Minha primeira aproximação com ela foi como leitora: me encantei com as obras. Para mim, os textos de Clarice sempre foram algo único. Eu me questionava: 'Como uma pessoa pode escrever desta maneira?'. Depois os caminhos foram me levando, não sei nem explicar por que decidi fazer a biografia sobre ela, mas na época não tinha nenhuma. Novamente, foi um desejo da leitora. Fui levada àquilo. Dedicar tantos anos a um tema, uma história e uma mulher envolve também acompanhar a história do Brasil, além de tantas outras coisas. A vida da Clarice acende especialmente um farol por todas as mulheres que foram pioneiras.

Após mais de 30 anos de pesquisas, qual a sensação de colocar o último ponto final no livro? Parece que está se despedindo de uma amiga?
Não é como me despedir, porque um trabalho de pesquisa envolve afeto, não tem despedida. A Clarice estará na minha vida sempre. Mas como pesquisadora de sua obra acredito que, sim, esse será o último livro. O trabalho de pesquisa não tem fim quando você começa a investigar, principalmente no meu caso, que gosto de ir nas fontes primárias de informação. Quero achar o documento oficial. Por exemplo: encontrei no arquivo nacional o processo de nacionalização de Clarice, e com isso, seu passaporte. Com ele em mãos, conseguir reconstruir grande parte do itinerário de sua família até o Brasil. Ela vai sempre me acompanhar, já faz parte da minha vida.

Nunca a conheci pessoalmente, mas sinto que é como se eu tivesse conhecido.

Algo que chamou a atenção, ainda mais em tempos tão fervilhantes em relação à política, é o fato de Clarice ter sido observada pelo governo entre 1950 e 1973. Como conseguiu chegar a essas informações de relatórios policiais?
Já havia relatos de amigos de que Clarice escrevia crônicas no "Jornal do Brasil" em que se mostrava contra a ditadura militar.

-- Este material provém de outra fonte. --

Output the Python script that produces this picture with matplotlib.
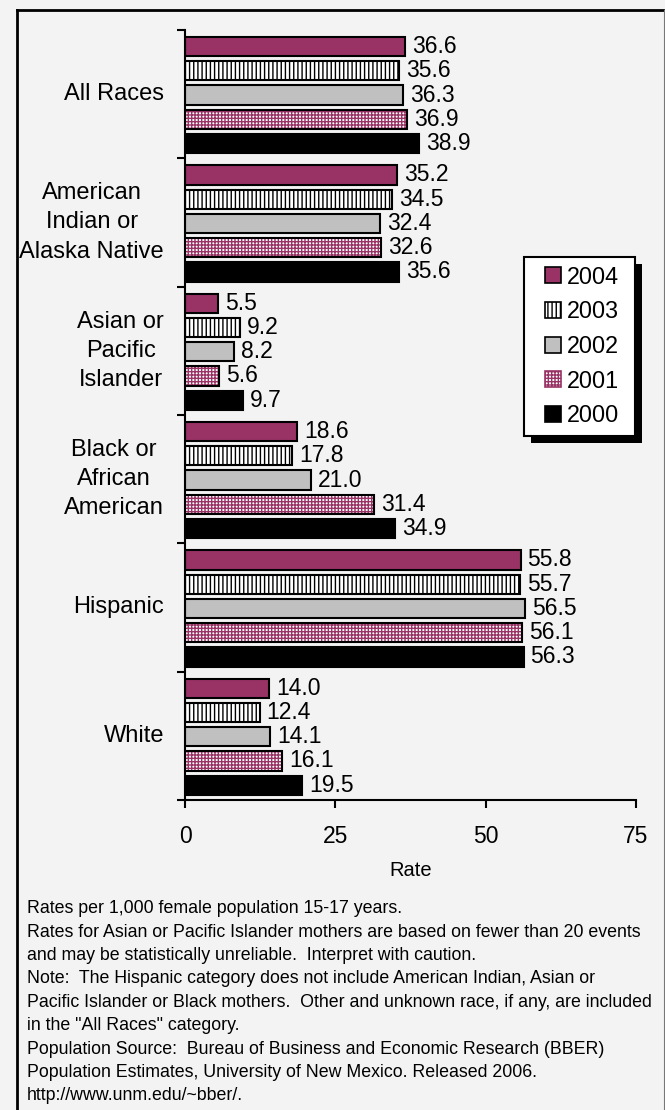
import matplotlib
matplotlib.use("Agg")
import matplotlib.pyplot as plt
from matplotlib.patches import Patch, Rectangle
from matplotlib.lines import Line2D
import matplotlib.transforms as mtransforms

plt.rcParams['font.family'] = ['Liberation Sans', 'DejaVu Sans']
plt.rcParams['hatch.linewidth'] = 1.0

categories = ["All Races", "American\nIndian or\nAlaska Native", "Asian or\nPacific\nIslander",
              "Black or\nAfrican\nAmerican", "Hispanic", "White"]
years = ["2004", "2003", "2002", "2001", "2000"]
values = {
    "2004": [36.6, 35.2, 5.5, 18.6, 55.8, 14.0],
    "2003": [35.6, 34.5, 9.2, 17.8, 55.7, 12.4],
    "2002": [36.3, 32.4, 8.2, 21.0, 56.5, 14.1],
    "2001": [36.9, 32.6, 5.6, 31.4, 56.1, 16.1],
    "2000": [38.9, 35.6, 9.7, 34.9, 56.3, 19.5],
}
xticks = [0, 25, 50, 75]
xlabel = "Rate"
notes = [
    "Rates per 1,000 female population 15-17 years.",
    "Rates for Asian or Pacific Islander mothers are based on fewer than 20 events",
    "and may be statistically unreliable.  Interpret with caution.",
    "Note:  The Hispanic category does not include American Indian, Asian or",
    "Pacific Islander or Black mothers.  Other and unknown race, if any, are included",
    "in the \"All Races\" category.",
    "Population Source:  Bureau of Business and Economic Research (BBER)",
    "Population Estimates, University of New Mexico. Released 2006.",
    "http://www.unm.edu/~bber/.",
]

MAROON = "#993366"
styles = {
    "2004": dict(face=MAROON, hatch=None, hcolor=None),
    "2003": dict(face="white", hatch="||||", hcolor="black"),
    "2002": dict(face="#c0c0c0", hatch=None, hcolor=None),
    "2001": dict(face="white", hatch="+++++", hcolor=MAROON),
    "2000": dict(face="black", hatch=None, hcolor=None),
}

W, H = 665, 1110
BG = "#f3f3f3"
fig = plt.figure(figsize=(W / 100, H / 100), dpi=100, facecolor=BG)

# frame
fig.add_artist(Line2D([17 / W, 17 / W], [0, 1 - 10 / H], color="black", lw=2))
fig.add_artist(Line2D([17 / W, 663 / W], [1 - 10 / H, 1 - 10 / H], color="black", lw=2))
fig.add_artist(Line2D([664 / W, 664 / W], [0, 1 - 10 / H], color="#777777", lw=0.8))

ax = fig.add_axes([185 / W, 1 - 800 / H, (636 - 185) / W, (800 - 30) / H])
ax.set_facecolor("none")
ax.set_xlim(0, 75)
ax.set_ylim(len(categories), 0)

slot = 0.189
bh = 0.150
first = 0.129
for j, yr in enumerate(years):
    st = styles[yr]
    ys = [i + first + j * slot for i in range(len(categories))]
    vals = values[yr]
    if st["hatch"]:
        ax.barh(ys, vals, height=bh, color=st["face"], edgecolor=st["hcolor"],
                hatch=st["hatch"], linewidth=0, zorder=2)
        ax.barh(ys, vals, height=bh, facecolor="none", edgecolor="black",
                linewidth=1.5, zorder=3)
    else:
        ax.barh(ys, vals, height=bh, color=st["face"], edgecolor="black",
                linewidth=1.5, zorder=2)
    for y, v in zip(ys, vals):
        ax.annotate(f"{v:.1f}", (v, y), xytext=(7, 0), textcoords="offset pixels",
                    ha="left", va="center", fontsize=16.5)

for s in ["top", "right"]:
    ax.spines[s].set_visible(False)
for s in ["left", "bottom"]:
    ax.spines[s].set_linewidth(1.5)

ax.set_yticks(range(len(categories) + 1))
ax.set_yticklabels([])
ax.tick_params(axis="y", direction="out", length=5.5, width=1.5)
ax.set_xticks(xticks)
ax.set_xticklabels([str(t) for t in xticks], fontsize=16.5)
ax.tick_params(axis="x", direction="out", length=6, width=1.5, pad=12)
ax.set_xlabel(xlabel, fontsize=14.5, labelpad=9)

trans = mtransforms.blended_transform_factory(fig.transFigure, ax.transData)
for i, c in enumerate(categories):
    ax.text(164 / W, i + 0.5, c, transform=trans, ha="right", va="center",
            multialignment="center", fontsize=17, linespacing=1.42)

# legend box (frame + shadow drawn manually)
lx0, lx1, ly0, ly1 = 524, 635, 257, 436
fig.add_artist(Rectangle((lx0 + 7, H - ly1 - 7), lx1 - lx0, ly1 - ly0, transform=None,
                         facecolor="black", edgecolor="none", zorder=8))
fig.add_artist(Rectangle((lx0, H - ly1), lx1 - lx0, ly1 - ly0, transform=None,
                         facecolor="white", edgecolor="black", linewidth=1.5, zorder=9))
handles = [Patch(facecolor=styles[y]["face"], edgecolor="black",
                 hatch=styles[y]["hatch"], linewidth=1.2) for y in years]
for h, y in zip(handles, years):
    if y == "2001":
        h.set_edgecolor(MAROON)
leg = fig.legend(handles, years, loc="upper left",
                 bbox_to_anchor=(545 / W, 1 - 265.5 / H), fontsize=16.8,
                 frameon=False, handlelength=0.69, handleheight=0.69, handletextpad=0.26,
                 labelspacing=0.5, borderpad=0, borderaxespad=0)
leg.set_zorder(10)

y0 = 908.7
for k, line in enumerate(notes):
    fig.text(27 / W, 1 - (y0 + k * 23.4) / H, line, ha="left", va="center", fontsize=12.8)

fig.savefig("out.png", dpi=100, facecolor=BG)
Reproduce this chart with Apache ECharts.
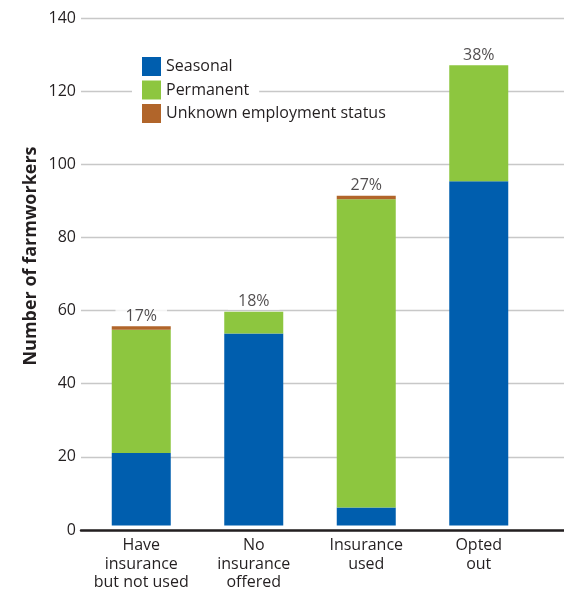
<!DOCTYPE html>
<html>
<head>
<meta charset="utf-8">
<script src="https://cdn.jsdelivr.net/npm/echarts@6/dist/echarts.min.js"></script>
<style>html,body{margin:0;padding:0;background:#fff}#c{width:564px;height:592px}</style>
</head>
<body>
<div id="c"></div>
<script>
var categories = ['Have\ninsurance\nbut not used', 'No\ninsurance\noffered', 'Insurance\nused', 'Opted\nout'];
var seasonal = [20, 53, 5, 95];
var permanent = [34, 6, 85, 32];
var unknown = [1, 0, 1, 0];
var percentLabels = ['17%', '18%', '27%', '38%'];
var yTicks = [0, 20, 40, 60, 80, 100, 120, 140];
var seriesNames = ['Seasonal', 'Permanent', 'Unknown employment status'];
var colors = ['#005eae', '#8dc63f', '#b1652a'];

var FONT = 'Open Sans';
var totals = categories.map(function (c, i) { return seasonal[i] + permanent[i] + unknown[i]; });

var chart = echarts.init(document.getElementById('c'), null, {renderer: 'canvas'});

var legends = seriesNames.map(function (n, i) {
  return {
    data: [n],
    left: 132,
    top: 55 + i * 23.5,
    orient: 'vertical',
    backgroundColor: '#fff',
    padding: [2, 10, 2, 10],
    icon: 'rect',
    itemWidth: 19,
    itemHeight: 19,
    selectedMode: false,
    textStyle: {fontFamily: FONT, fontSize: 16, color: '#231f20'}
  };
});

var option = {
  animation: false,
  backgroundColor: '#fff',
  color: colors,
  legend: legends,
  grid: [
    {left: 81, right: 0, top: 18, bottom: 62},
    {left: 85, right: 29, top: 18, bottom: 62}
  ],
  xAxis: [
    {gridIndex: 0, type: 'value', min: 0, max: 1,
     axisLine: {show: true, onZero: false, lineStyle: {color: '#231f20', width: 2.5}},
     axisTick: {show: false}, axisLabel: {show: false}, splitLine: {show: false}},
    {gridIndex: 1, type: 'category', data: categories,
     axisLine: {show: false}, axisTick: {show: false},
     axisLabel: {fontFamily: FONT, fontSize: 16, color: '#231f20', lineHeight: 18.5, margin: 11, interval: 0}}
  ],
  yAxis: [
    {gridIndex: 0, type: 'value', min: 0, max: 140, interval: 20,
     axisLine: {show: false}, axisTick: {show: false},
     axisLabel: {fontFamily: FONT, fontSize: 16, color: '#231f20', margin: 5,
       formatter: function (v) { return yTicks.indexOf(v) >= 0 ? String(v) : ''; }},
     splitLine: {lineStyle: {color: '#c8c8c8', width: 1.3}}},
    {gridIndex: 1, type: 'value', min: 0, max: 140, interval: 20, show: false}
  ],
  graphic: [{
    type: 'text',
    x: 31, y: 256,
    rotation: Math.PI / 2,
    style: {text: 'Number of farmworkers', fontFamily: FONT, fontSize: 18, fontWeight: 'bold',
            fill: '#231f20', align: 'center', verticalAlign: 'middle'}
  }],
  series: [
    {name: seriesNames[0], type: 'bar', stack: 's', xAxisIndex: 1, yAxisIndex: 1, data: seasonal, barWidth: 59, itemStyle: {color: colors[0]}},
    {name: seriesNames[1], type: 'bar', stack: 's', xAxisIndex: 1, yAxisIndex: 1, data: permanent, barWidth: 59, itemStyle: {color: colors[1]}},
    {name: seriesNames[2], type: 'bar', stack: 's', xAxisIndex: 1, yAxisIndex: 1, data: unknown, barWidth: 59, itemStyle: {color: colors[2]}},
    {type: 'scatter', xAxisIndex: 1, yAxisIndex: 1, symbolSize: 0, silent: true,
     data: totals.map(function (t, i) { return [i, t]; }),
     label: {show: true, position: 'top', distance: 2,
       formatter: function (p) { return percentLabels[p.dataIndex]; },
       fontFamily: FONT, fontSize: 16, color: '#231f20',
       backgroundColor: '#fff', padding: [0, 10, 0, 10]}}
  ]
};
chart.setOption(option);
</script>
</body>
</html>
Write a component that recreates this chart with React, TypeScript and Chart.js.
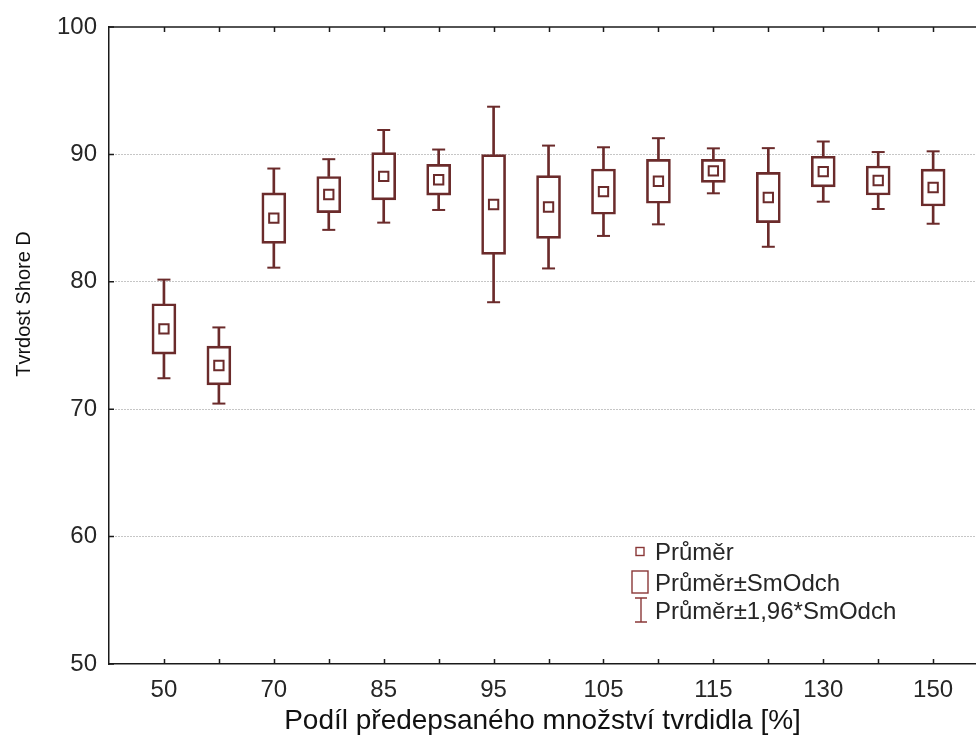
import React, { useEffect, useRef } from 'react';
import { Chart, registerables } from 'chart.js';

Chart.register(...registerables);

// ---- data ----
const categories = ['50', '60', '70', '80', '85', '90', '95', '100', '105', '110', '115', '120', '130', '140', '150'];
const means = [76.3, 73.43, 85.0, 86.85, 88.28, 88.01, 86.07, 85.87, 87.08, 87.89, 88.71, 86.62, 88.65, 87.95, 87.4];
const sds = [1.975, 1.525, 1.985, 1.415, 1.855, 1.21, 3.915, 2.46, 1.775, 1.725, 0.9, 1.975, 1.205, 1.14, 1.45];
const whiskerFactor = 1.96;
const yTicks = [50, 60, 70, 80, 90, 100];
const legendLabels = ['Průměr', 'Průměr±SmOdch', 'Průměr±1,96*SmOdch'];
const xTitle = 'Podíl předepsaného množství tvrdidla [%]';
const yTitle = 'Tvrdost Shore D';

// ---- styles ----
const FONT = "'Liberation Sans', Arial, sans-serif";
const LINE = '#6b2b2b';
const LEGEND_LINE = '#8a3838';
const AXIS = '#1a1a1a';
const GRID = '#8c8c8c';
const TEXT = '#262626';
const TICK = 5;

const xs = categories.map((_, i) => i + 1);

const framePlugin = {
  id: 'frame',
  afterDraw(chart: any) {
    const { ctx, chartArea, scales } = chart;
    const { left, right, top, bottom } = chartArea;
    const x = scales.x;
    const y = scales.y;
    ctx.save();
    ctx.strokeStyle = AXIS;
    ctx.lineWidth = 1.5;
    ctx.beginPath();
    ctx.moveTo(left - 0.75, top);
    ctx.lineTo(right, top);
    ctx.stroke();
    ctx.beginPath();
    xs.forEach((v) => {
      const px = Math.round(x.getPixelForValue(v)) + 0.5;
      ctx.moveTo(px, bottom);
      ctx.lineTo(px, bottom - TICK);
      ctx.moveTo(px, top);
      ctx.lineTo(px, top + TICK);
    });
    yTicks.forEach((v) => {
      const py = y.getPixelForValue(v);
      ctx.moveTo(left, py);
      ctx.lineTo(left + TICK, py);
    });
    ctx.stroke();

    // y axis title (placed as in the reference, above the axis centre)
    ctx.save();
    ctx.translate(24, top + 277);
    ctx.rotate(-Math.PI / 2);
    ctx.fillStyle = '#111';
    ctx.font = `20px ${FONT}`;
    ctx.textAlign = 'center';
    ctx.textBaseline = 'middle';
    ctx.fillText(yTitle, 0, 0);
    ctx.restore();

    // legend inside the plot area
    const cx = left + 531;
    const baselines = [bottom - 104, bottom - 73, bottom - 45];
    const textX = left + 546;
    ctx.strokeStyle = LEGEND_LINE;
    ctx.lineWidth = 1.4;
    ctx.strokeRect(cx - 4, baselines[0] - 12.5, 8, 8);
    ctx.strokeRect(cx - 8, baselines[1] - 20, 16, 22);
    const wTop = baselines[2] - 21;
    const wBot = baselines[2] + 3;
    ctx.beginPath();
    ctx.moveTo(cx + 1, wTop);
    ctx.lineTo(cx + 1, wBot);
    ctx.moveTo(cx - 5, wTop);
    ctx.lineTo(cx + 7, wTop);
    ctx.moveTo(cx - 5, wBot);
    ctx.lineTo(cx + 7, wBot);
    ctx.stroke();
    ctx.fillStyle = TEXT;
    ctx.font = `24px ${FONT}`;
    ctx.textAlign = 'left';
    ctx.textBaseline = 'alphabetic';
    legendLabels.forEach((t, i) => ctx.fillText(t, textX, baselines[i]));
    ctx.restore();
  },
};

export default function App() {
  const ref = useRef<HTMLCanvasElement | null>(null);

  useEffect(() => {
    document.body.style.margin = '0';
    document.body.style.overflow = 'hidden';
    Chart.defaults.font.family = FONT;
    const canvas = ref.current;
    if (!canvas) return;

    const boxData = xs.map((x, i) => ({ x, y: [means[i] - sds[i], means[i] + sds[i]] }));
    const upperStem = xs.map((x, i) => ({ x, y: [means[i] + sds[i], means[i] + whiskerFactor * sds[i]] }));
    const lowerStem = xs.map((x, i) => ({ x, y: [means[i] - whiskerFactor * sds[i], means[i] - sds[i]] }));
    const caps = xs.flatMap((x, i) => [
      { x, y: means[i] + whiskerFactor * sds[i] },
      { x, y: means[i] - whiskerFactor * sds[i] },
    ]);
    const meanPts = xs.map((x, i) => ({ x, y: means[i] }));

    const chart = new Chart(canvas, {
      type: 'bar',
      data: {
        datasets: [
          {
            type: 'bar',
            label: legendLabels[1],
            data: boxData as any,
            backgroundColor: 'rgba(255,255,255,0)',
            borderColor: LINE,
            borderWidth: 2,
            borderSkipped: false,
            barThickness: 24,
            grouped: false,
          } as any,
          {
            type: 'bar',
            label: 'upper',
            data: upperStem as any,
            backgroundColor: LINE,
            borderWidth: 0,
            barThickness: 2,
            grouped: false,
          } as any,
          {
            type: 'bar',
            label: 'lower',
            data: lowerStem as any,
            backgroundColor: LINE,
            borderWidth: 0,
            barThickness: 2,
            grouped: false,
          } as any,
          {
            type: 'scatter',
            label: legendLabels[2],
            data: caps as any,
            pointStyle: 'line',
            pointRadius: 6.5,
            borderColor: LINE,
            borderWidth: 2,
          } as any,
          {
            type: 'scatter',
            label: legendLabels[0],
            data: meanPts as any,
            pointStyle: 'rect',
            pointRadius: 6.6,
            borderColor: LINE,
            backgroundColor: 'rgba(255,255,255,0)',
            borderWidth: 2,
          } as any,
        ],
      },
      options: {
        responsive: false,
        animation: false,
        events: [],
        devicePixelRatio: 1,
        layout: { autoPadding: false, padding: { top: 27, right: 0, left: 0, bottom: 0 } },
        plugins: {
          legend: { display: false },
          tooltip: { enabled: false },
        },
        scales: {
          x: {
            type: 'linear',
            min: 0,
            max: 15.78,
            offset: false,
            grid: { display: false, drawTicks: false, offset: false },
            border: { display: true, color: AXIS, width: 1.5 },
            afterBuildTicks: (s: any) => {
              s.ticks = xs.map((v) => ({ value: v }));
            },
            afterFit: (s: any) => {
              s.height = 83;
              s.paddingLeft = 0;
              s.paddingRight = 0;
            },
            ticks: {
              autoSkip: false,
              maxRotation: 0,
              padding: 12,
              color: TEXT,
              font: { size: 24 },
              callback: (v: any) => {
                const i = Math.round(Number(v)) - 1;
                return i % 2 === 0 ? categories[i] : '';
              },
            },
            title: {
              display: true,
              text: xTitle,
              color: '#111',
              font: { size: 28 },
              padding: { top: 0, bottom: 9 },
            },
          },
          y: {
            type: 'linear',
            min: 50,
            max: 100,
            afterBuildTicks: (s: any) => {
              s.ticks = yTicks.map((v) => ({ value: v }));
            },
            afterFit: (s: any) => {
              s.width = 109;
              s.paddingTop = 0;
              s.paddingBottom = 0;
            },
            grid: {
              drawTicks: false,
              lineWidth: 1,
              color: (c: any) =>
                c.tick && (c.tick.value === 50 || c.tick.value === 100) ? 'rgba(0,0,0,0)' : GRID,
            },
            border: { display: true, color: AXIS, width: 1.5, dash: [1, 2] },
            ticks: { padding: 12, color: TEXT, font: { size: 24 } },
            title: { display: false },
          },
        },
      } as any,
      plugins: [framePlugin],
    });

    return () => chart.destroy();
  }, []);

  return (
    <div style={{ width: 976, height: 747 }}>
      <canvas ref={ref} width={976} height={747} style={{ display: 'block' }} />
    </div>
  );
}
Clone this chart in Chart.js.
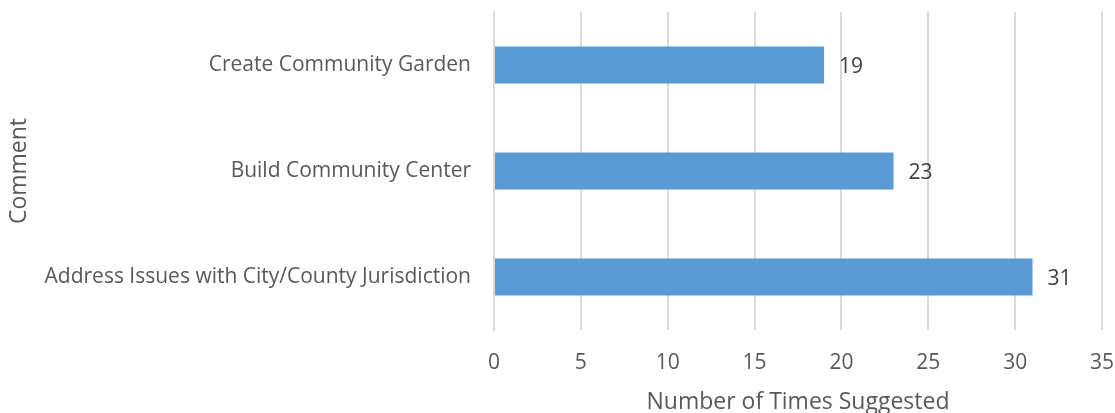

Por isso, busquei em arquivos públicos para ver se encontrava alguma ficha dela, como faziam dos cidadãos que incomodavam o regime na época. E encontrei algo que mostrava que ela estava sendo observada bem antes da ditadura militar começar. O documento era de janeiro de 1950, na época do governo Dutra. Não tenho resposta sobre o motivo que a levaram a ganhar uma ficha verde, mas uma das hipóteses é o fato de Clarisse ter origem russa. Pode ser um fator. Ser russo nas décadas de 1930 e 1940 era muito estranho para os governos antidemocráticos.

Ucraniana, mas criada no Brasil: Clarice se considerava mais brasileira ou mais ucraniana?
Ela era naturalizada brasileira e ficaria irada se falássemos que ela não é do Brasil. Nascida na Ucrânia, ela chegou ao país com 1 ano e dois meses. Ela, inclusive, se considerava pernambucana e tinha o sotaque de Recife. Amava o Brasil. Era uma brasileira nascida na Ucrânia.

Qual depoimento te marcou mais entre os que encontramos na obra?
O livro tem mais de 120 depoimentos, então é difícil dizer o que me marcou mais. Conversei com todo mundo que foi possível: desde aqueles que tiveram contato próximo com a Clarice, como amigos e familiares, a quem a viu apenas uma vez. Gosto muito de falar de Augusto Rodrigues, um artista plástico pernambucano. Em nossas conversas, ele me contou que Clarice gostava de visitá-lo aos domingos onde ele tinha ateliê. Augusto tinha uma rede onde ela se deitava e ficavam conversando. Uma de suas frases me marcou. Ele dizia que ela era a mestre e ele o discípulo. Apesar de ser um pouco mais velho, eles falavam sobre a vida. Outro depoimento muito marcante devido ao vínculo com Clarice é o de Maria Bonomi, artista plástica de São Paulo. Elas se conheceram em Washington: Maria com cerca de 20 anos e Clarice com algo em torno dos 40. O encontro gerou uma amizade para a vida inteira.

Teresa Montero - Divulgação - Divulgação
A pesquisadora Teresa Montero, autora de livro sobre Clarice Lispector
Imagem: Divulgação

Depois de anos de pesquisa, sua biografia soma ao legado literário da Clarice? Você se sente parte da história da autora?
No sentido de eu ser uma das pesquisadoras de sua história, sim. São muitos anos de dedicação e as coisas foram acontecendo. Não foi algo que busquei inicialmente. Eu publiquei uma biografia e podia ter parado, mas houve uma vontade da Rocco de mais material e não parei mais. Minha vida ficou totalmente ligada a dela, não tinha para onde ir. Não sei se você sabe, mas a editora foi fundada em 1975 por Paulo Rocco e Clarice deu um de seus livros, o "Quase de Verdade", que era infantil, para ele publicar. "A Hora da Estrela" não foi seu último livro. Olha que incrível. Muito se falava do lado médium de Clarice, então não me espantaria que ela tenha dado esse presente já antevendo que muitos anos depois eles publicariam sua obra.